Mohamed Mahmud ould Bakkar, publisher of the weeklies Al-Kaima and Assahafa, was arrested by plainclothes police at Nouakchott airport on 19 September and questioned about his alleged ties with the Libyan government and the underground Conscience et Résistance opposition movement. Bakkar, who is a member of the national committee on journalistic ethics, CRED, was released two days later. No legal action was taken against him.
Journalists physically attacked
Several journalists from the privately-owned press were attacked by riot police on 18 April while covering a civil society demonstration in support of the Palestinians. Among them was CRED president Abdrahman ould Horma ould Babana.
Pressure and obstruction
About 3,000 copies of the daily paper Al-Hurriya were seized on 4 February before they could be distributed.
The Arabic-language weekly Arraya, which is close to the Union of Democratic Forces (ex-UFD/EN), the main opposition party until it was banned in October 2000, was seized without explanation on 22 April before it could appear. Publisher Ould Wedi’a, who had already been arrested twice during police swoops on UFD/EN members, was summoned to state security police headquarters and questioned for several hours. Intelligence officials wanted to know how the paper learned that an Israeli ship had delivered a shipment of arms to Nouakchott. The French-language weekly Le Calame was also censored, probably for the same reasons.

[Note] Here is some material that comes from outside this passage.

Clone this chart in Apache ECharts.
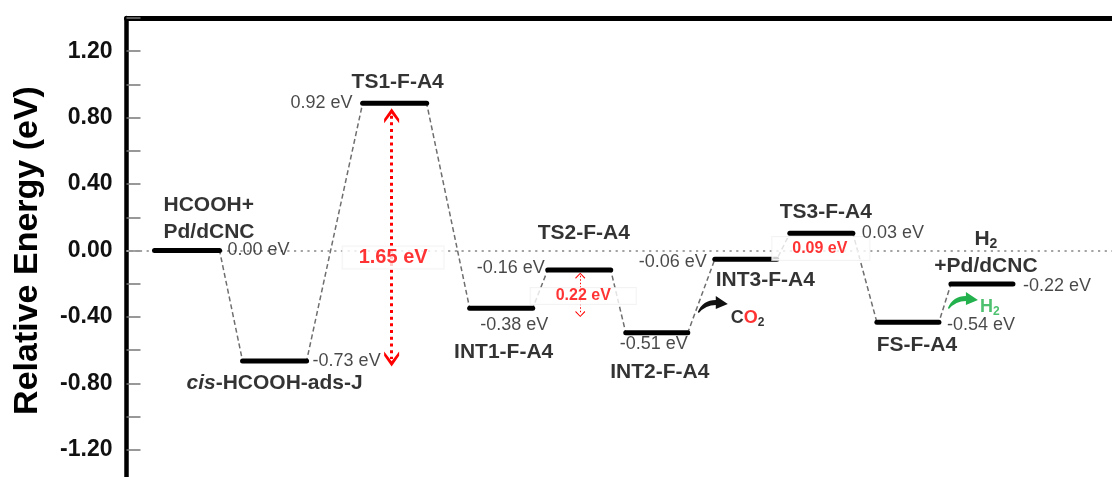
<!DOCTYPE html>
<html><head><meta charset="utf-8">
<script src="https://cdn.jsdelivr.net/npm/echarts@6/dist/echarts.min.js"></script>
<style>html,body{margin:0;padding:0;background:#fff}#c{width:1112px;height:477px}</style>
</head><body><div id="c"></div>
<script>
// ---------- data ----------
const stateNames = ['HCOOH+\nPd/dCNC', '{i|cis}-HCOOH-ads-J', 'TS1-F-A4', 'INT1-F-A4', 'TS2-F-A4',
  'INT2-F-A4', 'INT3-F-A4', 'TS3-F-A4', 'FS-F-A4', '{b|H}{s|2}\n+Pd/dCNC'];
const energyLabels = ['0.00 eV', '-0.73 eV', '0.92 eV', '-0.38 eV', '-0.16 eV',
  '-0.51 eV', '-0.06 eV', '0.03 eV', '-0.54 eV', '-0.22 eV'];
// drawn level heights (eV)
const levelEnergy = [0.00, -0.665, 0.886, -0.348, -0.117, -0.495, -0.053, 0.104, -0.432, -0.202];
// reaction coordinate (arbitrary units) of each level's left / right end
const levelStart = [2.8, 11.6, 23.6, 34.3, 42.1, 49.9, 58.8, 66.3, 75.0, 82.4];
const levelEnd   = [9.3, 18.0, 30.0, 40.6, 48.4, 56.1, 65.0, 72.6, 81.2, 88.6];
const yLabelStep = 0.4;
// barrier annotations
const barrierText = ['1.65 eV', '0.22 eV', '0.09 eV'];
const barrierX = [26.5, 45.35, 69.4];
const barrierLabelY = [-0.042, -0.274, 0.012];
const barrierTop = [0.812, -0.152];
const barrierBottom = [-0.654, -0.383];
// released gases
const gasText = ['{k|C}{r|O}{ks|2}', '{g|H}{gs|2}'];
const gasX = [57.1, 82.1];
const gasY = [-0.37, -0.346];

// ---------- layout / style ----------
const FONT = '"Liberation Sans", Arial, Helvetica, sans-serif';
const energyLayout = [
  {at:'end', align:'left', off:[8,0]},
  {at:'end', align:'left', off:[6,0]},
  {at:'start', align:'right', off:[-10,0]},
  {at:'center', align:'center', off:[13,17]},
  {at:'start', align:'right', off:[-3,-2]},
  {at:'center', align:'center', off:[-3,11]},
  {at:'start', align:'right', off:[-8,3]},
  {at:'end', align:'left', off:[9,0]},
  {at:'end', align:'left', off:[8,3]},
  {at:'end', align:'left', off:[10,2]}
];
const nameLayout = [
  {at:'start', align:'left', off:[9,-32]},
  {at:'center', align:'center', off:[0,22]},
  {at:'center', align:'center', off:[3,-21]},
  {at:'center', align:'center', off:[2.5,44]},
  {at:'center', align:'center', off:[4.5,-37]},
  {at:'center', align:'center', off:[3,39]},
  {at:'center', align:'center', off:[19.5,21]},
  {at:'center', align:'center', off:[4.5,-21]},
  {at:'center', align:'center', off:[9,23]},
  {at:'center', align:'center', off:[4,-31]}
];
const barrierStyle = [
  {fontSize:20, padding:[1,16,1,16], off:[1.5,0]},
  {fontSize:16, padding:[0,25,0,25], off:[3,0]},
  {fontSize:16, padding:[3,22,4,20], off:[0,0]}
];
const gasLayout = [{off:[33,6]}, {off:[32,-1]}];
const gasColor = ['#111', '#22b14c'];

function anchorX(i, at) {
  return at === 'start' ? levelStart[i] : at === 'end' ? levelEnd[i] : (levelStart[i] + levelEnd[i]) / 2;
}

const series = [];

// connectors (dashed) + zero reference line
const path = [];
levelEnergy.forEach((v, i) => { path.push([levelStart[i], v]); path.push([levelEnd[i], v]); });
series.push({
  type: 'line', data: path, symbol: 'none', silent: true, z: 2,
  lineStyle: {color: '#6e6e6e', width: 1.5, type: [5, 3]},
  markLine: {
    silent: true, symbol: 'none', label: {show: false},
    lineStyle: {color: '#a3a3a3', width: 2, type: [2.2, 4.5]},
    data: [[{coord: [0, 0]}, {coord: [98.8, 0]}]]
  }
});

// energy levels
levelEnergy.forEach((v, i) => {
  series.push({
    type: 'line', data: [[levelStart[i], v], [levelEnd[i], v]], symbol: 'none', silent: true, z: 5,
    lineStyle: {color: '#000', width: 5, cap: 'round'}
  });
});

// barrier arrows
const chevron = 'path://M50,0 L100,72 L100,100 L50,36 L0,100 L0,72 Z';
const thinChevron = 'path://M50,0 L100,85 L94,100 L50,22 L6,100 L0,85 Z';
series.push({
  type: 'line', data: [], silent: true, z: 3,
  markLine: {
    silent: true, label: {show: false}, symbol: [chevron, chevron], symbolSize: [15, 15],
    lineStyle: {color: '#ff0000', width: 3, type: [3, 3.7]},
    data: [[{coord: [barrierX[0], barrierTop[0]]}, {coord: [barrierX[0], barrierBottom[0]]}]]
  }
});
series.push({
  type: 'line', data: [], silent: true, z: 3,
  markLine: {
    silent: true, label: {show: false}, symbol: [thinChevron, thinChevron], symbolSize: [10, 6],
    lineStyle: {color: '#ff0000', width: 1, type: [1.5, 2]},
    data: [[{coord: [barrierX[1], barrierTop[1]]}, {coord: [barrierX[1], barrierBottom[1]]}]]
  }
});

// barrier labels (white boxes)
series.push({
  type: 'scatter', symbolSize: 0, silent: true, z: 6,
  data: barrierText.map((t, i) => ({
    value: [barrierX[i], barrierLabelY[i]],
    label: {
      show: true, position: 'inside', offset: barrierStyle[i].off, formatter: t,
      color: '#ff0000', fontWeight: 'bold', fontFamily: FONT, fontSize: barrierStyle[i].fontSize,
      lineHeight: barrierStyle[i].fontSize, backgroundColor: '#fff', borderColor: '#f0f0f0', borderWidth: 1,
      padding: barrierStyle[i].padding
    }
  }))
});

// curved gas-release arrows
const arrowPath = 'M0,16 Q5,4 18,4 L18,0 L30,8 L18,13 L18,9 Q8,9 1,17 Z';
series.push({
  type: 'custom', silent: true, z: 7,
  data: gasX.map((x, i) => [x, gasY[i], i]),
  renderItem: (params, api) => {
    const p = api.coord([api.value(0), api.value(1)]);
    return {
      type: 'path',
      shape: {pathData: arrowPath, x: p[0], y: p[1] - 16, width: 30, height: 17},
      style: {fill: gasColor[api.value(2)]}
    };
  }
});

// text labels
const labelData = [];
levelEnergy.forEach((v, i) => {
  const e = energyLayout[i], n = nameLayout[i];
  labelData.push({
    value: [anchorX(i, e.at), v],
    label: {show: true, position: 'inside', offset: e.off, align: e.align, verticalAlign: 'middle',
      formatter: energyLabels[i], fontSize: 18, color: '#1a1a1a', fontFamily: FONT}
  });
  labelData.push({
    value: [anchorX(i, n.at), v],
    label: {show: true, position: 'inside', offset: n.off, align: n.align, verticalAlign: 'middle',
      formatter: stateNames[i], fontSize: 21, fontWeight: 'bold', color: '#000', fontFamily: FONT, lineHeight: 27,
      rich: {
        i: {fontSize: 21, fontWeight: 'bold', fontStyle: 'italic', color: '#000', fontFamily: FONT, lineHeight: 27},
        b: {fontSize: 21, fontWeight: 'bold', color: '#000', fontFamily: FONT, lineHeight: 26},
        s: {fontSize: 14, fontWeight: 'bold', color: '#000', fontFamily: FONT, padding: [9, 0, 0, 0]}
      }}
  });
});
gasX.forEach((x, i) => {
  labelData.push({
    value: [x, gasY[i]],
    label: {show: true, position: 'inside', offset: gasLayout[i].off, align: 'left', verticalAlign: 'middle',
      formatter: gasText[i],
      rich: {
        k: {fontSize: 18, fontWeight: 'bold', color: '#000', fontFamily: FONT},
        r: {fontSize: 18, fontWeight: 'bold', color: '#ff0000', fontFamily: FONT},
        ks: {fontSize: 12, fontWeight: 'bold', color: '#000', fontFamily: FONT, padding: [9, 0, 0, 0]},
        g: {fontSize: 18, fontWeight: 'bold', color: '#22b14c', fontFamily: FONT},
        gs: {fontSize: 12, fontWeight: 'bold', color: '#22b14c', fontFamily: FONT, padding: [9, 0, 0, 0]}
      }}
  });
});
series.push({type: 'scatter', symbolSize: 0, silent: true, z: 10, data: labelData});

const chart = echarts.init(document.getElementById('c'));
chart.setOption({
  animation: false,
  backgroundColor: '#fff',
  grid: {left: 126.5, right: -3, top: 18, bottom: -6, outerBoundsMode: 'none', containLabel: false},
  xAxis: {
    type: 'value', min: 0, max: 98.8, position: 'top',
    axisLine: {show: true, onZero: false, lineStyle: {color: '#000', width: 5}},
    axisTick: {show: false}, axisLabel: {show: false}, splitLine: {show: false}
  },
  yAxis: {
    type: 'value', min: -1.4, max: 1.4, interval: 0.2,
    name: 'Relative Energy (eV)', nameLocation: 'middle', nameRotate: 90, nameGap: 82,
    nameTextStyle: {fontSize: 34, fontWeight: 'bold', color: '#000', fontFamily: FONT},
    axisLine: {show: true, onZero: false, lineStyle: {color: '#000', width: 4.5}},
    axisTick: {show: true, inside: true, length: 14, lineStyle: {color: '#777', width: 1.5}},
    axisLabel: {
      margin: 14, fontSize: 23, fontWeight: 'bold', color: '#111', fontFamily: FONT, padding: [7, 0, 0, 0],
      formatter: v => {
        if (Math.abs(v) < 1e-9) return '0.00';
        const k = v / yLabelStep;
        return Math.abs(k - Math.round(k)) < 1e-6 ? v.toFixed(2) : '';
      }
    },
    splitLine: {show: false}
  },
  series: series
});
</script>
</body></html>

The 8 May issue of the weekly Assahafa was seized by the interior ministry under article 11 of the press law. The ministry also censored the 30 May issue of the Arabic-language weekly Errai, whose editor Ahmedu Gwadia said the move may have been due to an article about the 26 May constitutional referendum in Tunisia.
The 2 July issue of the weekly La Tribune was banned under article 11, probably because of an article reporting the government’s failed attempt on 27 June to prevent the re-election of the outgoing president of the local bar association, Mahfoudh ould Bettah.
The 19 August issue of the Arabic-language version of the weekly Le Calame was refused permission to print by the interior ministry under article 11. The paper contained a report on a recent private visit to France by President Maawiya ould Sid’ahmed Taya which was met by protests by opposition supporters and French human rights groups.
On 3 October, the government lifted the work ban on Mohamed Lemin ould Bah, the correspondent of Radio France Internationale (RFI) and RMC Moyen-Orient, but an official source said a ban remained on RFI’s FM programmes.
The journalist had been summoned on 5 April 2001 by communications minister Rashid ould Saleh soon after his report on the president’s visit to Senegal had been broadcast on RFI. The report had spoken of better relations between the two countries due to the prospect of Mauritanian oil exports to Senegal.
The minister told him his reports had been harming Mauritania’s interests for some time and mentioned an earlier report about the dissolution of the main opposition UFD/EN party in October 2000. The government had banned FM broadcasts by RFI in November 2000, saying the station only gave negative news about the country.
Mohamed ould el-Kory, publisher of Inimich, was sentenced on 20 November to seven days in prison and fined the equivalent of 600 euros for "libelling and insulting" businessman Beshir ould Moulay Elhacen. An appeal was filed. It was the first jail sentence for a journalist in many years.
Copies of the weekly paper Raya were seized under article 11 on 17 December, probably because it reported that the Israeli ambassador had secretly visited the western town of Nouadhibou to see a Palestinian official who had obtained political asylum in Mauritania.